WHAT THE EXERCISE ASKS |
Pictures do not belong in your copy. Repeat all the other data exactly.

SUPPLIED DATA |
----
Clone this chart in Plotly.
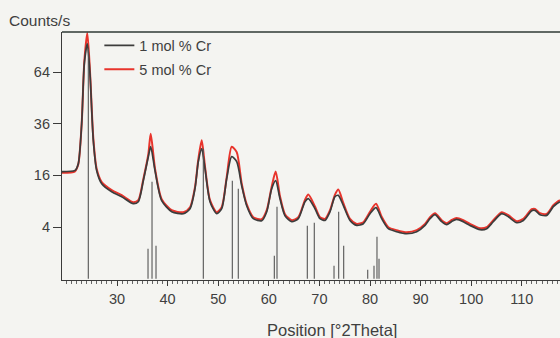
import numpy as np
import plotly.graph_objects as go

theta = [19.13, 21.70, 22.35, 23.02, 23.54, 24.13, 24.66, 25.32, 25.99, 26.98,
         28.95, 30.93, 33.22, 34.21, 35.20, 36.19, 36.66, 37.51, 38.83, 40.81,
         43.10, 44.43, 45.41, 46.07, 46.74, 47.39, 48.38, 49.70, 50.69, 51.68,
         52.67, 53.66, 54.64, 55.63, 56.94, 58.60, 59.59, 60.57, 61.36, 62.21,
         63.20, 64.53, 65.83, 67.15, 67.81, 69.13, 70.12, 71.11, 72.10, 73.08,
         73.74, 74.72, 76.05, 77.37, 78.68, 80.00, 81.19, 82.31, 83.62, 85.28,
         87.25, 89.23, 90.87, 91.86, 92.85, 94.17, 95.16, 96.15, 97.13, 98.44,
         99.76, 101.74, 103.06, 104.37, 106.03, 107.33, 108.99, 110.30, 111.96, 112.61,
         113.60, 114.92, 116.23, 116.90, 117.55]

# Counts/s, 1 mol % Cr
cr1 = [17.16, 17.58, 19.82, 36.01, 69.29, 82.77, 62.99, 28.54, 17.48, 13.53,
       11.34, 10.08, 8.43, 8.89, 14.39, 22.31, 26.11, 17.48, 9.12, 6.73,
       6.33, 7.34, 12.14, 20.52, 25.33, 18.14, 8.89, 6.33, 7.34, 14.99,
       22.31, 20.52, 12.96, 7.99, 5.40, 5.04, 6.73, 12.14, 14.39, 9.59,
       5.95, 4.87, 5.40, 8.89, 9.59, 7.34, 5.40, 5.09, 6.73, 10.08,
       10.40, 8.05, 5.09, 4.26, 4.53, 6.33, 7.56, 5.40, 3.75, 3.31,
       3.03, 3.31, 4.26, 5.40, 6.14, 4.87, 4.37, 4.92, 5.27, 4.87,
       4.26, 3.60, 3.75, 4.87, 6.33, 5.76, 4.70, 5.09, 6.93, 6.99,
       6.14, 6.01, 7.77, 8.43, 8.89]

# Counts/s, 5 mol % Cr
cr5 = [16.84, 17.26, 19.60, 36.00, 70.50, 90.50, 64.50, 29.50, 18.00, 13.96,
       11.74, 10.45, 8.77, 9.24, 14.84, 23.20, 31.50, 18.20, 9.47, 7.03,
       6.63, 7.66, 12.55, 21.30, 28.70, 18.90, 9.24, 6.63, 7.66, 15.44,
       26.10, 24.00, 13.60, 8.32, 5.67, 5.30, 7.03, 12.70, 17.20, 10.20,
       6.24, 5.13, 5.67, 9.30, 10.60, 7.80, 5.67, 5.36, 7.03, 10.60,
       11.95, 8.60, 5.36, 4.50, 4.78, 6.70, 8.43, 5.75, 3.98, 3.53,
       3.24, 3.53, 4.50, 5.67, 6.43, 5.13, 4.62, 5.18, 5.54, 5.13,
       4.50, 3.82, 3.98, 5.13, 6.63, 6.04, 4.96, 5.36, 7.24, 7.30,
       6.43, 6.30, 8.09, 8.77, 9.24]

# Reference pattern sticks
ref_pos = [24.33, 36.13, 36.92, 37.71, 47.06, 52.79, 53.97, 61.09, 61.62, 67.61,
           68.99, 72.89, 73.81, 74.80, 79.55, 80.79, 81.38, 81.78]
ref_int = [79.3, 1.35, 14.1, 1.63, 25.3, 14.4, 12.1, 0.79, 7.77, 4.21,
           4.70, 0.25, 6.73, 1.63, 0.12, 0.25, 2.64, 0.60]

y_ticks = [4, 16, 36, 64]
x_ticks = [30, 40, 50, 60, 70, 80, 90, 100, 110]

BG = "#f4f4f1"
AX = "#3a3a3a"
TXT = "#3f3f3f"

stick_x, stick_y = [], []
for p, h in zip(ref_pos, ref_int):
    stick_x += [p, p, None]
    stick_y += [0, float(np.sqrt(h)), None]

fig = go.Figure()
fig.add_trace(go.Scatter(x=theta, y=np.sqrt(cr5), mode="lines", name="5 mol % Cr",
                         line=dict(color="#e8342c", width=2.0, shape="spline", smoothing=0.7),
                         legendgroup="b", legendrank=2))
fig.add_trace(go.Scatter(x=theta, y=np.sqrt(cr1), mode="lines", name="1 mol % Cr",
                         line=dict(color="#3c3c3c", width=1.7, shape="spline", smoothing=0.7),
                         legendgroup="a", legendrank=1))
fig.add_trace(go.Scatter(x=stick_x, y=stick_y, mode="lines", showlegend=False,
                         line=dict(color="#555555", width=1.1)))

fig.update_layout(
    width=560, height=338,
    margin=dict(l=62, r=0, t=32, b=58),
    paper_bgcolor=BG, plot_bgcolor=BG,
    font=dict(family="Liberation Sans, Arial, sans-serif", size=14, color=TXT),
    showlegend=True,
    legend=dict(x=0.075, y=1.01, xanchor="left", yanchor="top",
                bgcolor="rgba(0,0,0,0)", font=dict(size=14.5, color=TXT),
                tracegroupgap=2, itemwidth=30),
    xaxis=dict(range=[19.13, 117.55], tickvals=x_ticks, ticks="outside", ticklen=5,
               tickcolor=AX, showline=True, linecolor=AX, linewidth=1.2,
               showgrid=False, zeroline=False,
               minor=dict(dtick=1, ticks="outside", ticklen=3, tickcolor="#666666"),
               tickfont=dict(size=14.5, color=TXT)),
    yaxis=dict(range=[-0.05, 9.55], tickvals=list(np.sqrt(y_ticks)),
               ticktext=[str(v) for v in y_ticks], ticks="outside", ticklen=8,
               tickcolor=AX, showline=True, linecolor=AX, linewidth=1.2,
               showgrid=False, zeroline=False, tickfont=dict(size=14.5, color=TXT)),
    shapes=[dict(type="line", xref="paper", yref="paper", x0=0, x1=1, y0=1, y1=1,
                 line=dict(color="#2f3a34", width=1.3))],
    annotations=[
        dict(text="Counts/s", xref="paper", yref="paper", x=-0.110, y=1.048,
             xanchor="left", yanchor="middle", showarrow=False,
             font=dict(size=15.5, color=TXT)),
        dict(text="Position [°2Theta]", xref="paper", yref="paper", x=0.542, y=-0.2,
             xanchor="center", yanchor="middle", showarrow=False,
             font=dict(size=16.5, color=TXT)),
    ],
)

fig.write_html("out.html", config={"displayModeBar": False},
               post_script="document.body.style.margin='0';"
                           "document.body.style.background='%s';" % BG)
----
ANSWER TO THE EXERCISE |
Clone this chart in Plotly.
import numpy as np
import plotly.graph_objects as go

theta = [19.13, 21.70, 22.35, 23.02, 23.54, 24.13, 24.66, 25.32, 25.99, 26.98,
         28.95, 30.93, 33.22, 34.21, 35.20, 36.19, 36.66, 37.51, 38.83, 40.81,
         43.10, 44.43, 45.41, 46.07, 46.74, 47.39, 48.38, 49.70, 50.69, 51.68,
         52.67, 53.66, 54.64, 55.63, 56.94, 58.60, 59.59, 60.57, 61.36, 62.21,
         63.20, 64.53, 65.83, 67.15, 67.81, 69.13, 70.12, 71.11, 72.10, 73.08,
         73.74, 74.72, 76.05, 77.37, 78.68, 80.00, 81.19, 82.31, 83.62, 85.28,
         87.25, 89.23, 90.87, 91.86, 92.85, 94.17, 95.16, 96.15, 97.13, 98.44,
         99.76, 101.74, 103.06, 104.37, 106.03, 107.33, 108.99, 110.30, 111.96, 112.61,
         113.60, 114.92, 116.23, 116.90, 117.55]

# Counts/s, 1 mol % Cr
cr1 = [17.16, 17.58, 19.82, 36.01, 69.29, 82.77, 62.99, 28.54, 17.48, 13.53,
       11.34, 10.08, 8.43, 8.89, 14.39, 22.31, 26.11, 17.48, 9.12, 6.73,
       6.33, 7.34, 12.14, 20.52, 25.33, 18.14, 8.89, 6.33, 7.34, 14.99,
       22.31, 20.52, 12.96, 7.99, 5.40, 5.04, 6.73, 12.14, 14.39, 9.59,
       5.95, 4.87, 5.40, 8.89, 9.59, 7.34, 5.40, 5.09, 6.73, 10.08,
       10.40, 8.05, 5.09, 4.26, 4.53, 6.33, 7.56, 5.40, 3.75, 3.31,
       3.03, 3.31, 4.26, 5.40, 6.14, 4.87, 4.37, 4.92, 5.27, 4.87,
       4.26, 3.60, 3.75, 4.87, 6.33, 5.76, 4.70, 5.09, 6.93, 6.99,
       6.14, 6.01, 7.77, 8.43, 8.89]

# Counts/s, 5 mol % Cr
cr5 = [16.84, 17.26, 19.60, 36.00, 70.50, 90.50, 64.50, 29.50, 18.00, 13.96,
       11.74, 10.45, 8.77, 9.24, 14.84, 23.20, 31.50, 18.20, 9.47, 7.03,
       6.63, 7.66, 12.55, 21.30, 28.70, 18.90, 9.24, 6.63, 7.66, 15.44,
       26.10, 24.00, 13.60, 8.32, 5.67, 5.30, 7.03, 12.70, 17.20, 10.20,
       6.24, 5.13, 5.67, 9.30, 10.60, 7.80, 5.67, 5.36, 7.03, 10.60,
       11.95, 8.60, 5.36, 4.50, 4.78, 6.70, 8.43, 5.75, 3.98, 3.53,
       3.24, 3.53, 4.50, 5.67, 6.43, 5.13, 4.62, 5.18, 5.54, 5.13,
       4.50, 3.82, 3.98, 5.13, 6.63, 6.04, 4.96, 5.36, 7.24, 7.30,
       6.43, 6.30, 8.09, 8.77, 9.24]

# Reference pattern sticks
ref_pos = [24.33, 36.13, 36.92, 37.71, 47.06, 52.79, 53.97, 61.09, 61.62, 67.61,
           68.99, 72.89, 73.81, 74.80, 79.55, 80.79, 81.38, 81.78]
ref_int = [79.3, 1.35, 14.1, 1.63, 25.3, 14.4, 12.1, 0.79, 7.77, 4.21,
           4.70, 0.25, 6.73, 1.63, 0.12, 0.25, 2.64, 0.60]

y_ticks = [4, 16, 36, 64]
x_ticks = [30, 40, 50, 60, 70, 80, 90, 100, 110]

BG = "#f4f4f1"
AX = "#3a3a3a"
TXT = "#3f3f3f"

stick_x, stick_y = [], []
for p, h in zip(ref_pos, ref_int):
    stick_x += [p, p, None]
    stick_y += [0, float(np.sqrt(h)), None]

fig = go.Figure()
fig.add_trace(go.Scatter(x=theta, y=np.sqrt(cr5), mode="lines", name="5 mol % Cr",
                         line=dict(color="#e8342c", width=2.0, shape="spline", smoothing=0.7),
                         legendgroup="b", legendrank=2))
fig.add_trace(go.Scatter(x=theta, y=np.sqrt(cr1), mode="lines", name="1 mol % Cr",
                         line=dict(color="#3c3c3c", width=1.7, shape="spline", smoothing=0.7),
                         legendgroup="a", legendrank=1))
fig.add_trace(go.Scatter(x=stick_x, y=stick_y, mode="lines", showlegend=False,
                         line=dict(color="#555555", width=1.1)))

fig.update_layout(
    width=560, height=338,
    margin=dict(l=62, r=0, t=32, b=58),
    paper_bgcolor=BG, plot_bgcolor=BG,
    font=dict(family="Liberation Sans, Arial, sans-serif", size=14, color=TXT),
    showlegend=True,
    legend=dict(x=0.075, y=1.01, xanchor="left", yanchor="top",
                bgcolor="rgba(0,0,0,0)", font=dict(size=14.5, color=TXT),
                tracegroupgap=2, itemwidth=30),
    xaxis=dict(range=[19.13, 117.55], tickvals=x_ticks, ticks="outside", ticklen=5,
               tickcolor=AX, showline=True, linecolor=AX, linewidth=1.2,
               showgrid=False, zeroline=False,
               minor=dict(dtick=1, ticks="outside", ticklen=3, tickcolor="#666666"),
               tickfont=dict(size=14.5, color=TXT)),
    yaxis=dict(range=[-0.05, 9.55], tickvals=list(np.sqrt(y_ticks)),
               ticktext=[str(v) for v in y_ticks], ticks="outside", ticklen=8,
               tickcolor=AX, showline=True, linecolor=AX, linewidth=1.2,
               showgrid=False, zeroline=False, tickfont=dict(size=14.5, color=TXT)),
    shapes=[dict(type="line", xref="paper", yref="paper", x0=0, x1=1, y0=1, y1=1,
                 line=dict(color="#2f3a34", width=1.3))],
    annotations=[
        dict(text="Counts/s", xref="paper", yref="paper", x=-0.110, y=1.048,
             xanchor="left", yanchor="middle", showarrow=False,
             font=dict(size=15.5, color=TXT)),
        dict(text="Position [°2Theta]", xref="paper", yref="paper", x=0.542, y=-0.2,
             xanchor="center", yanchor="middle", showarrow=False,
             font=dict(size=16.5, color=TXT)),
    ],
)

fig.write_html("out.html", config={"displayModeBar": False},
               post_script="document.body.style.margin='0';"
                           "document.body.style.background='%s';" % BG)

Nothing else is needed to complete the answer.